GIVEN TASK
Give the listing again character for character, but drop the images.

*** DATA EXTRACT ***

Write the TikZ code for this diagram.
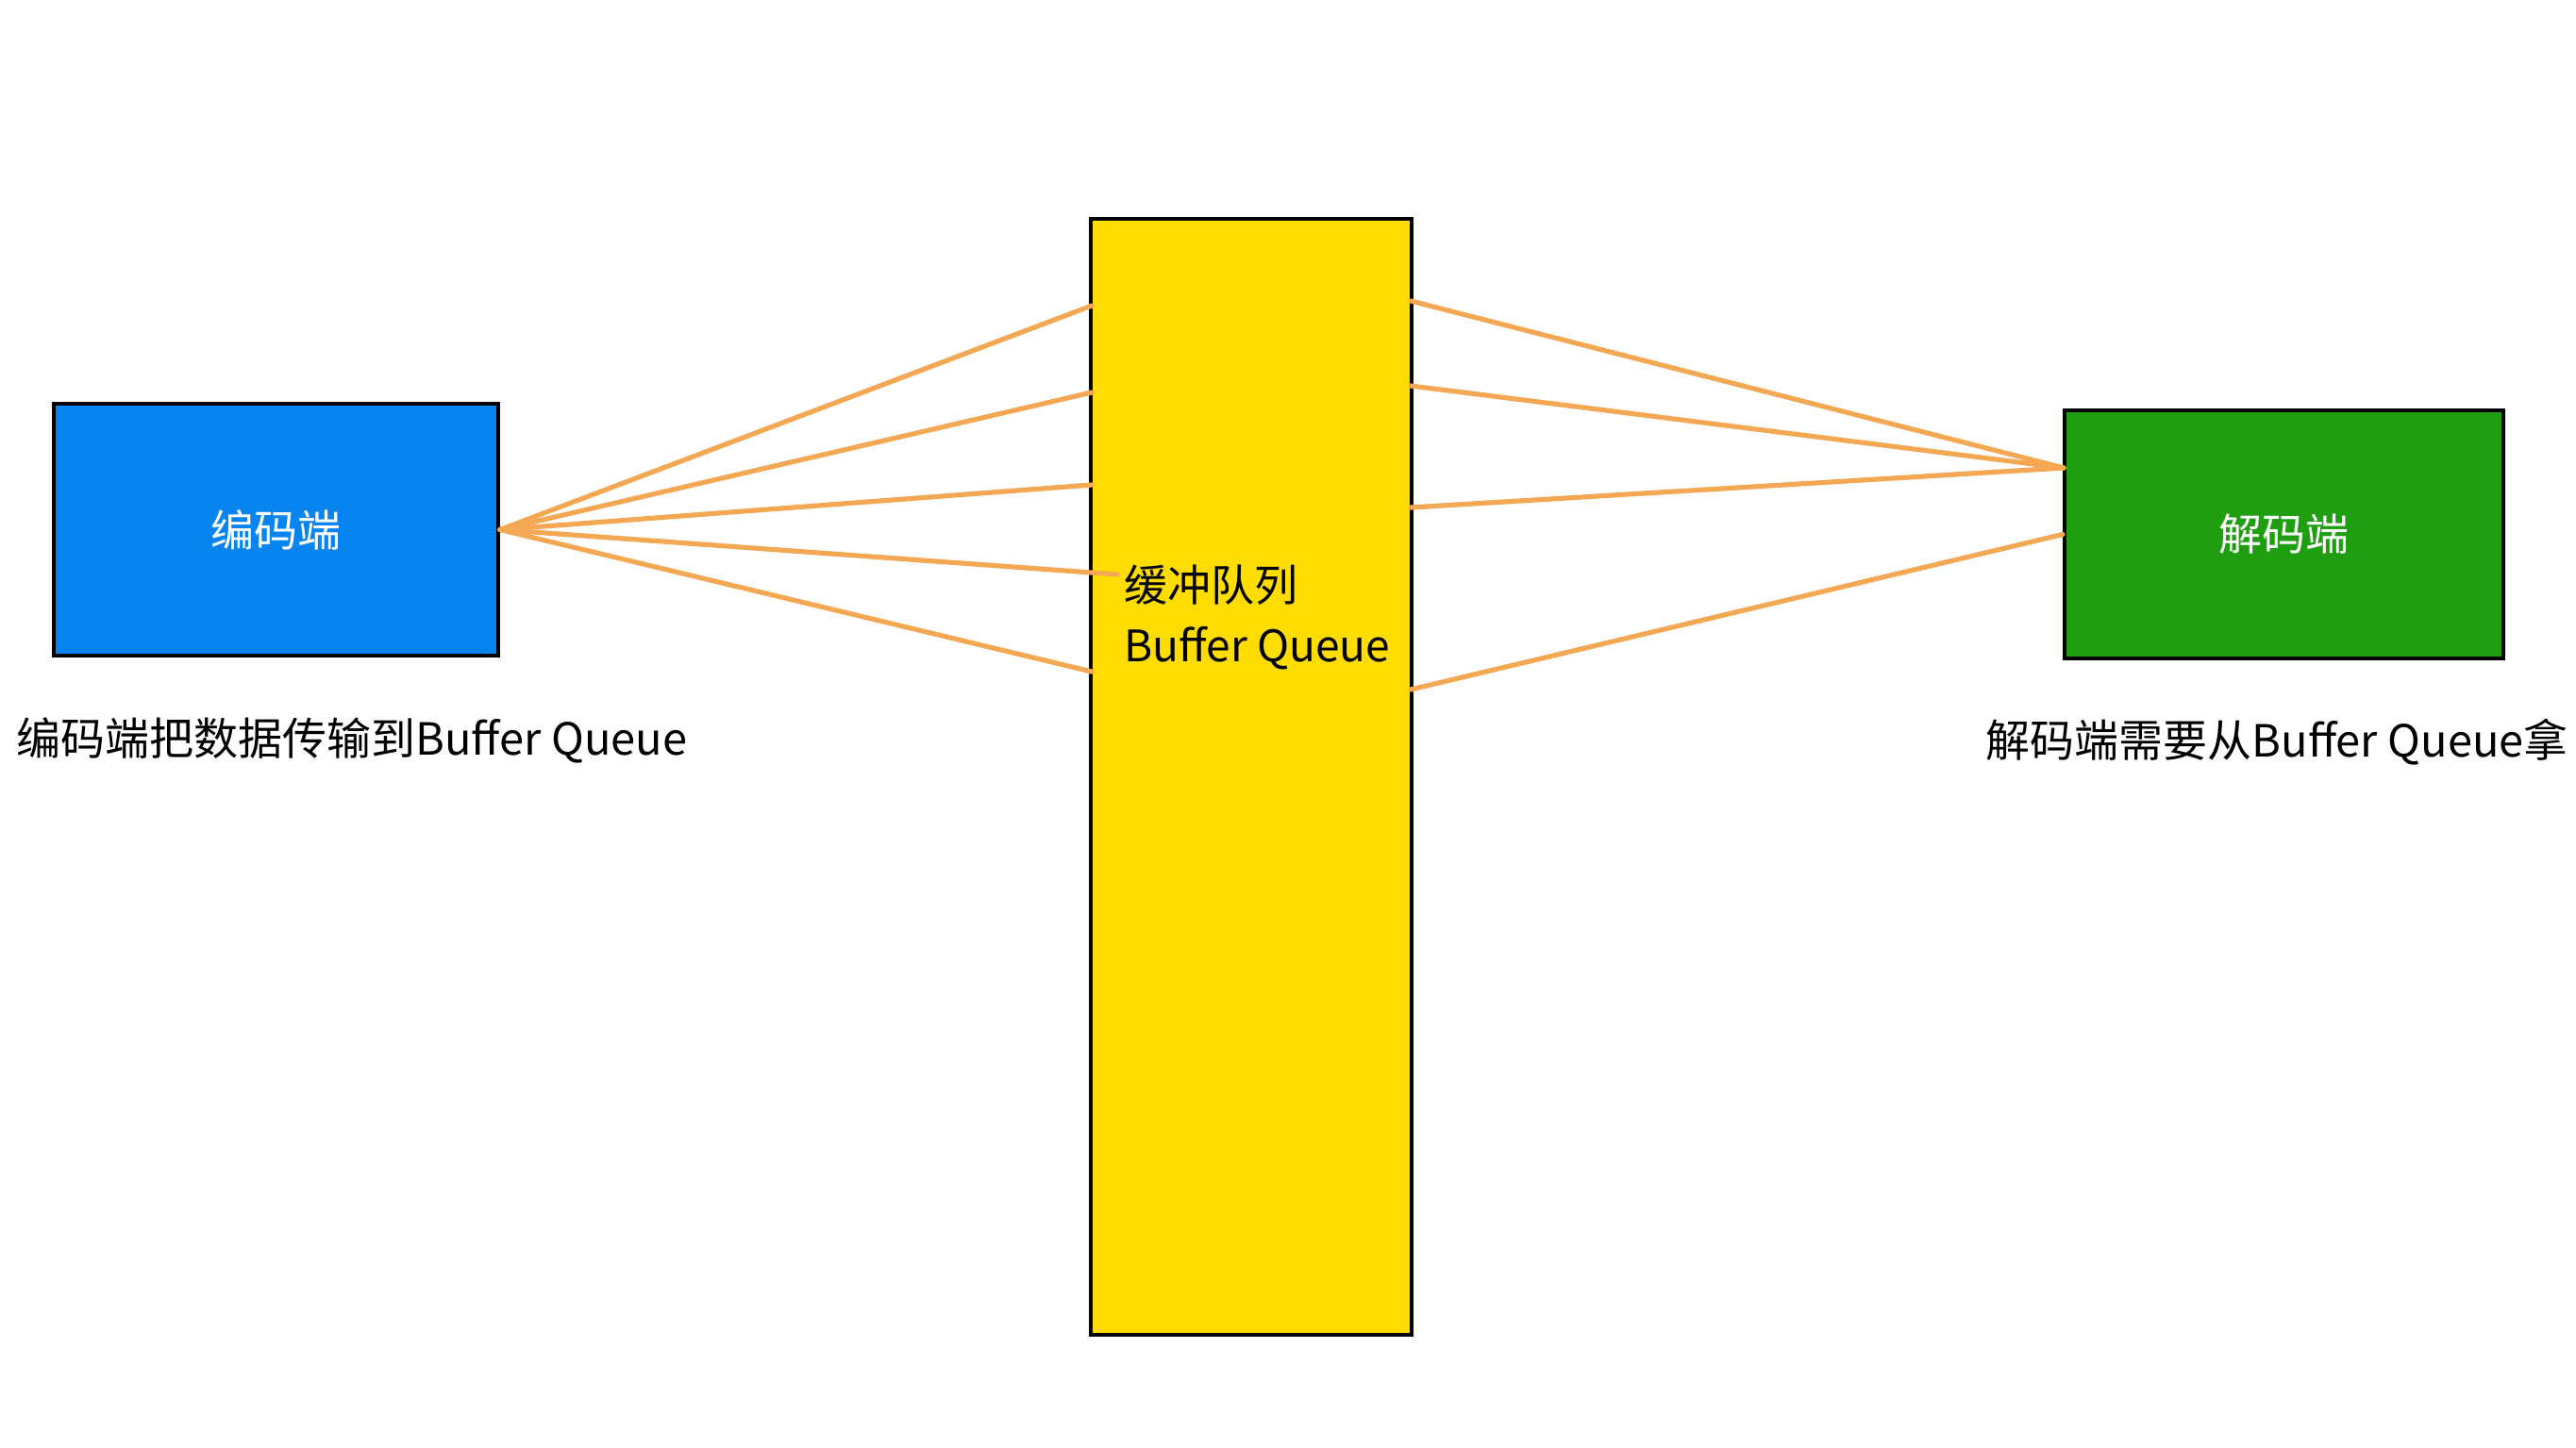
\documentclass[tikz,border=0pt]{standalone}
\usepackage{fontspec}
\setmainfont{Noto Sans CJK SC}
\definecolor{encblue}{RGB}{8,132,240}
\definecolor{decgreen}{RGB}{30,158,16}
\definecolor{qyellow}{RGB}{255,221,0}
\definecolor{fanorange}{RGB}{245,168,84}
\begin{document}
\begin{tikzpicture}[x=0.5pt,y=-0.5pt,
  boxstyle/.style={draw=black,line width=2pt,inner sep=0pt,font=\fontsize{23}{28}\selectfont},
  fan/.style={draw=fanorange,line width=2.6pt,line cap=round},
  lbl/.style={font=\fontsize{23.5}{28}\selectfont,inner sep=0pt}]
\useasboundingbox (0,0) rectangle (2730,1535);
% boxes
\node[boxstyle,fill=encblue,text=white,minimum width=235.5pt,minimum height=133.5pt] (enc) at (292.5,561.5) {编码端};
\node[boxstyle,fill=qyellow,minimum width=170pt,minimum height=591.5pt] (queue) at (1326,823.5) {};
\node[boxstyle,fill=decgreen,text=white,minimum width=232.5pt,minimum height=131.5pt] (dec) at (2420.5,566.5) {解码端};
% queue label
\node[anchor=west,inner sep=0pt,align=left,font=\fontsize{23}{32}\selectfont] (qlabel) at (1191,654) {缓冲队列\\Buffer Queue};
% anchor points on the queue
\coordinate (l1) at (1157,324);
\coordinate (l2) at (1157,416);
\coordinate (l3) at (1157,514);
\coordinate (l4) at (1184,609);
\coordinate (l5) at (1157,712);
\coordinate (r1) at (1495,319);
\coordinate (r2) at (1495,409);
\coordinate (r3) at (1495,538);
\coordinate (r4) at (1495,731);
\coordinate (dtop) at (2187,496);
% fan connectors
\foreach \p in {l1,l2,l3,l4,l5} \draw[fan] (enc.east) -- (\p);
\foreach \p in {r1,r2,r3} \draw[fan] (\p) -- (dtop);
\draw[fan] (r4) -- (dec.west);
% captions
\node[lbl,anchor=west] (enccap) at (17,785) {编码端把数据传输到Buffer Queue};
\node[lbl,anchor=east] (deccap) at (2722,787) {解码端需要从Buffer Queue拿};
\end{tikzpicture}
\end{document}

***

RIGHT ANSWER
Write the TikZ code for this diagram.
\documentclass[tikz,border=0pt]{standalone}
\usepackage{fontspec}
\setmainfont{Noto Sans CJK SC}
\definecolor{encblue}{RGB}{8,132,240}
\definecolor{decgreen}{RGB}{30,158,16}
\definecolor{qyellow}{RGB}{255,221,0}
\definecolor{fanorange}{RGB}{245,168,84}
\begin{document}
\begin{tikzpicture}[x=0.5pt,y=-0.5pt,
  boxstyle/.style={draw=black,line width=2pt,inner sep=0pt,font=\fontsize{23}{28}\selectfont},
  fan/.style={draw=fanorange,line width=2.6pt,line cap=round},
  lbl/.style={font=\fontsize{23.5}{28}\selectfont,inner sep=0pt}]
\useasboundingbox (0,0) rectangle (2730,1535);
% boxes
\node[boxstyle,fill=encblue,text=white,minimum width=235.5pt,minimum height=133.5pt] (enc) at (292.5,561.5) {编码端};
\node[boxstyle,fill=qyellow,minimum width=170pt,minimum height=591.5pt] (queue) at (1326,823.5) {};
\node[boxstyle,fill=decgreen,text=white,minimum width=232.5pt,minimum height=131.5pt] (dec) at (2420.5,566.5) {解码端};
% queue label
\node[anchor=west,inner sep=0pt,align=left,font=\fontsize{23}{32}\selectfont] (qlabel) at (1191,654) {缓冲队列\\Buffer Queue};
% anchor points on the queue
\coordinate (l1) at (1157,324);
\coordinate (l2) at (1157,416);
\coordinate (l3) at (1157,514);
\coordinate (l4) at (1184,609);
\coordinate (l5) at (1157,712);
\coordinate (r1) at (1495,319);
\coordinate (r2) at (1495,409);
\coordinate (r3) at (1495,538);
\coordinate (r4) at (1495,731);
\coordinate (dtop) at (2187,496);
% fan connectors
\foreach \p in {l1,l2,l3,l4,l5} \draw[fan] (enc.east) -- (\p);
\foreach \p in {r1,r2,r3} \draw[fan] (\p) -- (dtop);
\draw[fan] (r4) -- (dec.west);
% captions
\node[lbl,anchor=west] (enccap) at (17,785) {编码端把数据传输到Buffer Queue};
\node[lbl,anchor=east] (deccap) at (2722,787) {解码端需要从Buffer Queue拿};
\end{tikzpicture}
\end{document}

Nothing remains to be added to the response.